The IRS goes by physical custody, not legal custody. You are the custodial parent if the child(ren) spend more than half the nights, in a year, with you.
There is a special rule in the case of divorced & separated (including never married) parents. When the non-custodial parent is claiming the child as a dependent/exemption/child tax credit; the custodial parent is still allowed to claim the same child for Earned Income Credit, Head of Household filing status, and day care credit. This "splitting of the child" is not available to parents who lived together at any time during the last 6 months of the year; then only one of you can claim the child for any tax reasons. The tax benefits may not be split in any other manner.

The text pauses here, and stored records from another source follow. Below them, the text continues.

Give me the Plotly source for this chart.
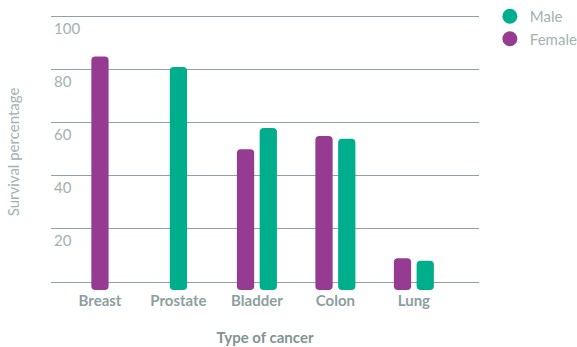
import plotly.graph_objects as go

# ---- data ----
categories = ["Breast", "Prostate", "Bladder", "Colon", "Lung"]
female = [85, None, 50, 55, 9]
male = [None, 81, 58, 54, 8]
y_ticks = [0, 20, 40, 60, 80, 100]
y_tick_text = ["", "20", "40", "60", "80", "100"]

# ---- styles ----
PURPLE = "#953c92"
GREEN = "#00ae8d"
TICK_GREY = "#a2b2b1"
CAT_GREY = "#8c9f9e"
GRID = "#8ea2a1"
FONT = "Lato"
BAR_W = 0.22
GAP = 0.07
BAR_BASE = -3


def offsets(own, other, first):
    out = []
    for a, b in zip(own, other):
        if b is None:
            out.append(-BAR_W / 2)
        else:
            out.append(-(BAR_W + GAP / 2) if first else GAP / 2)
    return out


def heights(vals):
    return [None if v is None else v - BAR_BASE for v in vals]


fig = go.Figure()
fig.add_trace(go.Bar(
    x=categories, y=heights(female), base=BAR_BASE, name="Female",
    width=BAR_W, offset=offsets(female, male, True),
    marker=dict(color=PURPLE, line=dict(width=0)), showlegend=False,
))
fig.add_trace(go.Bar(
    x=categories, y=heights(male), base=BAR_BASE, name="Male",
    width=BAR_W, offset=offsets(male, female, False),
    marker=dict(color=GREEN, line=dict(width=0)), showlegend=False,
))
# legend entries with round symbols
fig.add_trace(go.Scatter(x=[None], y=[None], mode="markers", name="Male",
                         marker=dict(color=GREEN, size=15, symbol="circle")))
fig.add_trace(go.Scatter(x=[None], y=[None], mode="markers", name="Female",
                         marker=dict(color=PURPLE, size=15, symbol="circle")))

fig.update_layout(
    width=577, height=347,
    margin=dict(l=51, r=98, t=14.35, b=56.7, autoexpand=False),
    paper_bgcolor="white", plot_bgcolor="white",
    barmode="overlay", barcornerradius=4,
    font=dict(family=FONT, color=TICK_GREY),
    legend=dict(x=0.849, y=1.008, xref="container", yref="container",
                xanchor="left", yanchor="top",
                font=dict(size=15, color=TICK_GREY),
                bgcolor="rgba(0,0,0,0)", tracegroupgap=0, itemwidth=30),
    showlegend=True,
)
fig.update_xaxes(
    type="category", range=[-0.624, 4.83], automargin=False,
    showgrid=False, zeroline=False, showline=False, ticks="",
    tickfont=dict(family=FONT, size=15, color=CAT_GREY, weight="bold"),
    title=dict(text="Type of cancer", standoff=24,
               font=dict(family=FONT, size=15, color="#7f9392", weight="bold")),
)
fig.update_yaxes(
    range=[BAR_BASE, 101], tickvals=y_ticks, ticktext=y_tick_text, automargin=False,
    showgrid=True, gridcolor=GRID, gridwidth=1, zeroline=False, showline=False,
    ticks="", ticklabelposition="inside", ticklabelshift=12, ticklabelstandoff=0,
    tickfont=dict(family=FONT, size=15, color=TICK_GREY),
    title=dict(text="Survival percentage", standoff=30,
               font=dict(family=FONT, size=15, color=TICK_GREY)),
)

fig.write_html("out.html")
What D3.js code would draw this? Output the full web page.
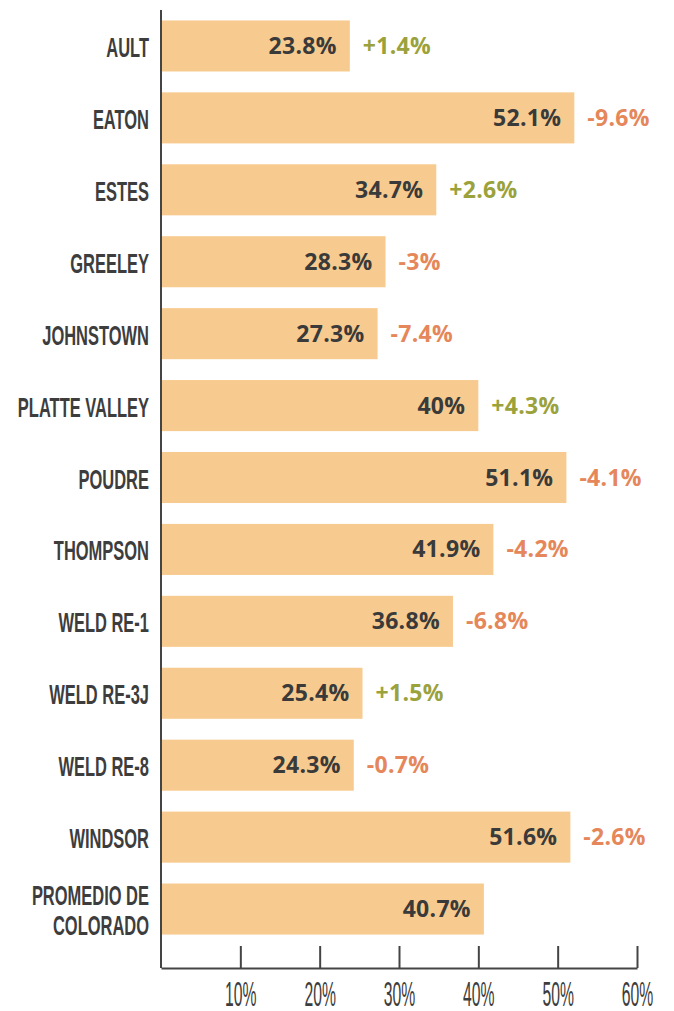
<!DOCTYPE html>
<html lang="es">
<head>
    <meta charset="UTF-8">
    <title>Tasa por distrito</title>
    <style>
        body {
            margin: 0;
            background: #FFFFFF;
        }
    </style>
</head>
<body>
<div id="chart"></div>
<script src="https://d3js.org/d3.v7.min.js"></script>
<script>
    // data
    const districts = ["AULT", "EATON", "ESTES", "GREELEY", "JOHNSTOWN", "PLATTE VALLEY", "POUDRE",
        "THOMPSON", "WELD RE-1", "WELD RE-3J", "WELD RE-8", "WINDSOR", "PROMEDIO DE\nCOLORADO"];
    const rates = [23.8, 52.1, 34.7, 28.3, 27.3, 40, 51.1, 41.9, 36.8, 25.4, 24.3, 51.6, 40.7];
    const changes = [1.4, -9.6, 2.6, -3, -7.4, 4.3, -4.1, -4.2, -6.8, 1.5, -0.7, -2.6, null];
    const tickValues = [10, 20, 30, 40, 50, 60];

    const width = 674, height = 1011;
    const axisY = 968;

    const svg = d3.select("#chart")
        .append("svg")
        .attr("width", width)
        .attr("height", height);

    const x = d3.scaleLinear()
        .domain([0, 60])
        .range([161, 637]);

    const y = d3.scaleBand()
        .domain(districts)
        .range([10, 945])
        .paddingInner(0.29)
        .paddingOuter(0.145);

    // no condensed gothic font here, so squeeze Liberation Sans horizontally
    const condensed = "'Liberation Sans', Arial, sans-serif";
    const valueFont = "'Open Sans', 'Noto Sans', sans-serif";

    // bars
    svg.append("g")
        .selectAll("rect")
        .data(rates)
        .join("rect")
        .attr("x", x(0) + 1)
        .attr("y", (d, i) => y(districts[i]))
        .attr("width", d => x(d) - x(0) - 1)
        .attr("height", y.bandwidth())
        .attr("fill", "#F7CB8F");

    // value inside the bar, right aligned
    svg.append("g")
        .selectAll("text")
        .data(rates)
        .join("text")
        .attr("x", d => x(d) - 13)
        .attr("y", (d, i) => y(districts[i]) + y.bandwidth() / 2 + 8)
        .attr("text-anchor", "end")
        .style("font-family", valueFont)
        .style("font-weight", 700)
        .style("font-size", "23px")
        .style("letter-spacing", "0.3px")
        .style("fill", "#3A3A3A")
        .text(d => d + "%");

    // change next to the bar
    svg.append("g")
        .selectAll("text")
        .data(changes)
        .join("text")
        .attr("x", (d, i) => x(rates[i]) + 13)
        .attr("y", (d, i) => y(districts[i]) + y.bandwidth() / 2 + 8)
        .style("font-family", valueFont)
        .style("font-weight", 700)
        .style("font-size", "23px")
        .style("letter-spacing", "0.3px")
        .style("fill", d => d > 0 ? "#9BA23C" : "#E5875A")
        .text(d => d === null ? "" : (d > 0 ? "+" : "") + d + "%");

    // district names, condensed
    const names = svg.append("g")
        .selectAll("g")
        .data(districts)
        .join("g")
        .attr("transform", d => `translate(149, ${y(d) + y.bandwidth() / 2}) scale(0.61, 1)`);

    names.each(function (d) {
        const lines = d.split("\n");
        const t = d3.select(this).append("text")
            .attr("text-anchor", "end")
            .style("font-family", condensed)
            .style("font-weight", 700)
            .style("font-size", "27px")
            .style("fill", "#3D3D3D");
        lines.forEach((l, k) => {
            t.append("tspan")
                .attr("x", 0)
                .attr("y", 11 + (k - (lines.length - 1) / 2) * 30)
                .text(l);
        });
    });

    // left axis line
    svg.append("line")
        .attr("x1", x(0))
        .attr("x2", x(0))
        .attr("y1", y.range()[0])
        .attr("y2", axisY)
        .attr("stroke", "#444")
        .attr("stroke-width", 2);

    // bottom axis, ticks pointing up
    const xAxis = svg.append("g")
        .attr("transform", `translate(0, ${axisY})`)
        .call(d3.axisBottom(x)
            .tickValues(tickValues)
            .tickSizeInner(-22)
            .tickSizeOuter(0)
            .tickFormat(d => d + "%"));

    xAxis.select(".domain")
        .attr("stroke", "#444")
        .attr("stroke-width", 2);
    xAxis.selectAll(".tick line")
        .attr("stroke", "#444")
        .attr("stroke-width", 2);
    xAxis.selectAll(".tick text")
        .attr("y", 0)
        .attr("dy", 0)
        .attr("transform", "translate(0, 38) scale(0.45, 1)")
        .style("font-family", condensed)
        .style("font-size", "35px")
        .style("fill", "#3D3D3D");
</script>
</body>
</html>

Note in particular that the non-custodial parent can never claim the Earned Income Credit, Head of Household filing status or the day care credit, based on that child, even when the custodial parent has released the exemption to him.
So, it's good idea to let the other parent know that you will be claiming those items, as many first time divorced parents are not aware of this rule and may try to claim those items, which will cause the IRS to send out letters.
Ref: https://www.irs.gov/publications/p17#en_US_2017_publink1000170897 Scroll down to "Children of divorced or separated parents (or parents who live apart)"
We cannot give you legal advice or know what court order you have to deal with (no lawyers here). But, in general, if there is a court order, that the ex gets to claim the child, it's inferred that you have to provide form 8332 and the child's SS#.
That said, and as the other reply already said, the IRS does not enforce court orders. It goes by it's own rules. If you claim the kid, the IRS will give you all the benefits. The ex's only remedy is to take you back to court. Being found in contempt is a possible outcome.